The problem is that ensoulment isn’t actually a Christian idea at all, rather it’s Greek and Roman. Unfortunately, a lot of how Christian’s think isn’t due to the Bible but because of a rather interesting fella named Plotinus and his philosophy known as neo-platonism.
Speaking broadly, in neo-platonism, the soul is the true essence of a person and it is immortal and eternal. The soul inhabits a body and lives a life of good or evil that determines its eternal destination, heaven or hell.
Sound familiar?
In Judaism and therefore Christianity, people don’t have an immortal soul. You will find no verse in the Bible that discusses an eternal spiritual essence. The Bible explicitly notes that we were forbidden the tree of eternal life.
Jews did not believe in going to heaven when you die, they believed in a blessed hope known as the resurrection of the dead. A time when all who died would arise again to face judgment, the righteous would never taste death again and the world would be set to rights.
Even in Jesus’s day, this wasn’t a universally held belief, however. The Pharisees held to the resurrection, while the Sadducees believed that death was final and permanent.

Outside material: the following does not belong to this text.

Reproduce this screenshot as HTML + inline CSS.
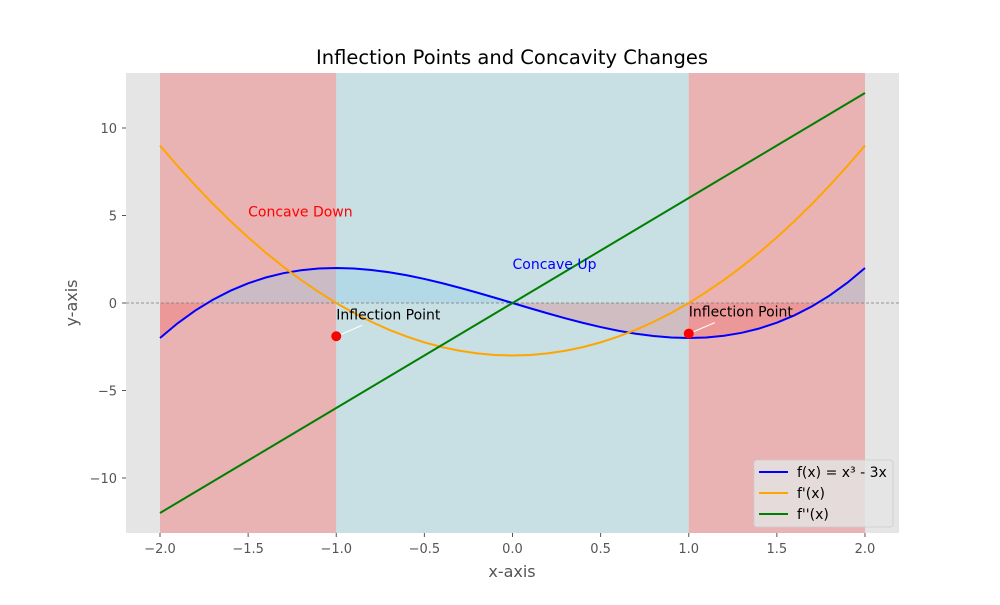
<!DOCTYPE html>
<html><head><meta charset="utf-8"><style>
body{margin:0;background:#fff;font-family:"Liberation Sans","DejaVu Sans",sans-serif}
svg text{font-family:"DejaVu Sans","Liberation Sans",sans-serif}
</style></head><body>
<svg id="chart" width="1000" height="600" xmlns="http://www.w3.org/2000/svg">
<defs>
<clipPath id="above"><rect x="126" y="73" width="773" height="230"/></clipPath>
<clipPath id="below"><rect x="126" y="303" width="773" height="230"/></clipPath>
<clipPath id="plot"><rect x="126" y="73" width="773" height="460"/></clipPath>
</defs>
<rect x="126" y="73" width="773" height="460" fill="#e5e5e5"/>
<g id="spans"></g>
<g id="fills"></g>
<line id="zero" x1="126" x2="899" stroke="#777" stroke-width="0.8" stroke-dasharray="3,2"/>
<g id="lines" clip-path="url(#plot)"></g>
<g id="ticks"></g>
<g id="annot"></g>
<text x="512" y="64" text-anchor="middle" font-size="19.5" fill="#000">Inflection Points and Concavity Changes</text>
<text x="512" y="577" text-anchor="middle" font-size="16" fill="#555">x-axis</text>
<text x="77" y="303" text-anchor="middle" font-size="16" fill="#555" transform="rotate(-90 77 303)">y-axis</text>
<g>
<rect x="754" y="460" width="139" height="67" rx="3" fill="#e5e5e5" fill-opacity="0.8" stroke="#ccc" stroke-width="0.8"/>
<line x1="759" x2="788" y1="472" y2="472" stroke="blue" stroke-width="2"/>
<text x="797" y="477" font-size="14" fill="#000">f(x) = x³ - 3x</text>
<line x1="759" x2="788" y1="493" y2="493" stroke="orange" stroke-width="2"/>
<text x="797" y="498" font-size="14" fill="#000">f'(x)</text>
<line x1="759" x2="788" y1="514" y2="514" stroke="green" stroke-width="2"/>
<text x="797" y="519" font-size="14" fill="#000">f''(x)</text>
</g>
</svg>
<script>
const xs=[-2,-1.9,-1.8,-1.7,-1.6,-1.5,-1.4,-1.3,-1.2,-1.1,-1,-0.9,-0.8,-0.7,-0.6,-0.5,-0.4,-0.3,-0.2,-0.1,0,0.1,0.2,0.3,0.4,0.5,0.6,0.7,0.8,0.9,1,1.1,1.2,1.3,1.4,1.5,1.6,1.7,1.8,1.9,2];
const fVals=[-2,-1.159,-0.432,0.187,0.704,1.125,1.456,1.703,1.872,1.969,2,1.971,1.888,1.757,1.584,1.375,1.136,0.873,0.592,0.299,0,-0.299,-0.592,-0.873,-1.136,-1.375,-1.584,-1.757,-1.888,-1.971,-2,-1.969,-1.872,-1.703,-1.456,-1.125,-0.704,-0.187,0.432,1.159,2];
const fpVals=[9,7.83,6.72,5.67,4.68,3.75,2.88,2.07,1.32,0.63,0,-0.57,-1.08,-1.53,-1.92,-2.25,-2.52,-2.73,-2.88,-2.97,-3,-2.97,-2.88,-2.73,-2.52,-2.25,-1.92,-1.53,-1.08,-0.57,0,0.63,1.32,2.07,2.88,3.75,4.68,5.67,6.72,7.83,9];
const fppVals=[-12,-11.4,-10.8,-10.2,-9.6,-9,-8.4,-7.8,-7.2,-6.6,-6,-5.4,-4.8,-4.2,-3.6,-3,-2.4,-1.8,-1.2,-0.6,0,0.6,1.2,1.8,2.4,3,3.6,4.2,4.8,5.4,6,6.6,7.2,7.8,8.4,9,9.6,10.2,10.8,11.4,12];
const spanEdges=[-2,-1,1,2];
const spanKinds=["down","up","down"];
const xTicks=[-2,-1.5,-1,-0.5,0,0.5,1,1.5,2];
const xTickLabels=["−2.0","−1.5","−1.0","−0.5","0.0","0.5","1.0","1.5","2.0"];
const yTicks=[-10,-5,0,5,10];
const yTickLabels=["−10","−5","0","5","10"];
const inflX=[-1,1];
const inflY=[-1.9,-1.75];

const X=v=>160+(v+2)*176.25, Y=v=>303-v*17.5;
const NS="http://www.w3.org/2000/svg";
function mk(tag,attrs,parent){const e=document.createElementNS(NS,tag);for(const k in attrs)e.setAttribute(k,attrs[k]);document.getElementById(parent).appendChild(e);return e;}
document.getElementById('zero').setAttribute('y1',Y(0));
document.getElementById('zero').setAttribute('y2',Y(0));
for(let i=0;i<spanKinds.length;i++){
  const r=mk('rect',{x:X(spanEdges[i]),y:73,width:X(spanEdges[i+1])-X(spanEdges[i]),height:460,fill:spanKinds[i]==='down'?'#e9b3b4':'#c8dfe4'},'spans');
  
  
}
let poly=xs.map((x,i)=>X(x)+','+Y(fVals[i])).join(' ')+' '+X(xs[xs.length-1])+','+Y(0)+' '+X(xs[0])+','+Y(0);
const fa=mk('polygon',{points:poly,fill:'#87ceeb','fill-opacity':0.3,'clip-path':'url(#above)'},'fills');


const fb=mk('polygon',{points:poly,fill:'red','fill-opacity':0.15,'clip-path':'url(#below)'},'fills');


[[fVals,'blue','f-line'],[fpVals,'orange','fprime-line'],[fppVals,'green','fdoubleprime-line']].forEach(([v,c,n])=>{
  const p=mk('polyline',{points:xs.map((x,i)=>X(x)+','+Y(v[i])).join(' '),fill:'none',stroke:c,'stroke-width':2},'lines');
  
  
});
xTicks.forEach((t,i)=>{
  mk('line',{x1:X(t),x2:X(t),y1:533,y2:537,stroke:'#555'},'ticks');
  const tx=mk('text',{x:X(t),y:553,'text-anchor':'middle','font-size':13,fill:'#555'},'ticks');
  tx.textContent=xTickLabels[i];
  
  
});
yTicks.forEach((t,i)=>{
  mk('line',{x1:122,x2:126,y1:Y(t),y2:Y(t),stroke:'#555'},'ticks');
  const tx=mk('text',{x:117,y:Y(t)+5,'text-anchor':'end','font-size':13,fill:'#555'},'ticks');
  tx.textContent=yTickLabels[i];
  
  
});
inflX.forEach((x,i)=>{
  const cx=X(x),cy=Y(inflY[i]);
  mk('line',{x1:cx+26,y1:cy-11,x2:cx+5,y2:cy-2,stroke:'#fff','stroke-width':1},'annot');
  const c=mk('circle',{cx:cx,cy:cy,r:5,fill:'red'},'annot');
  
  
  const t=mk('text',{x:cx,y:cy-17,'font-size':14,fill:'#000'},'annot');
  t.textContent='Inflection Point';
  
  
});
const cd=mk('text',{x:X(-1.5),y:Y(5)+1,'font-size':14,fill:'red'},'annot');
cd.textContent='Concave Down';


const cu=mk('text',{x:X(0),y:Y(2)+1,'font-size':14,fill:'blue'},'annot');
cu.textContent='Concave Up';


</script>
</body></html>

But the words Soul and Spirit occur all throughout the Bible, you may be thinking. Yes, but that’s more an artifact of translation and cultural appropriation. In Hebrew, spirit is “ruach” and can be translated roughly as breath or wind. Soul is “nephesh” and literally means throat.
In Jewish thought, and therefore Christian thought, a person becomes a living being when they breathe.
The real kicker in all this is that the church rejected a lot of Jewish thought and leaned into Greek and Roman thought because of antisemitism.
The best argument for the Southern Baptist Convention’s pivot on this issue? Probably racism as well. Integration in public schools caused a massive surge in private Christian schools, which could segregate under the guise of religious liberty.
While the Supreme Court ultimately decided against Bob Jones University in the early 80’s, it was only after a 13 year battle with the IRS and lower courts. By the late 70’s, it became clear that the final bastion of racial segregation, Christian education, was going to fall.
Racism had been a hugely potent force for turning out evangelicals to vote and with these final court cases, the voting block was no longer motivated or unified. Abortion was one of several issues workshopped by Jerry Falwell and lesser-known, but not less-influential, Paul Weyrich and first floated in the 1978 midterms with tremendous success.
It finally became an issue with national attention in 1980 and the theology of life beginning at conception was largely solidified in place.
All that to say, if you want to believe life begins at conception, that’s fine. But you can’t pretend that’s ever been a commonly held perspective. Throughout much of church history it was the quickening and when the Bible was written, it was almost certainly at first breath.
Interesting, pastor W.A. Criswell, the former president of the southern baptist convention agreed with that notion in 1974. “I have always felt that it was only after a child was born and had a life separate from its mother that it became an individual person,” Criswell declared, “and it has always, therefore, seemed to me that what is best for the mother and for the future should be allowed.”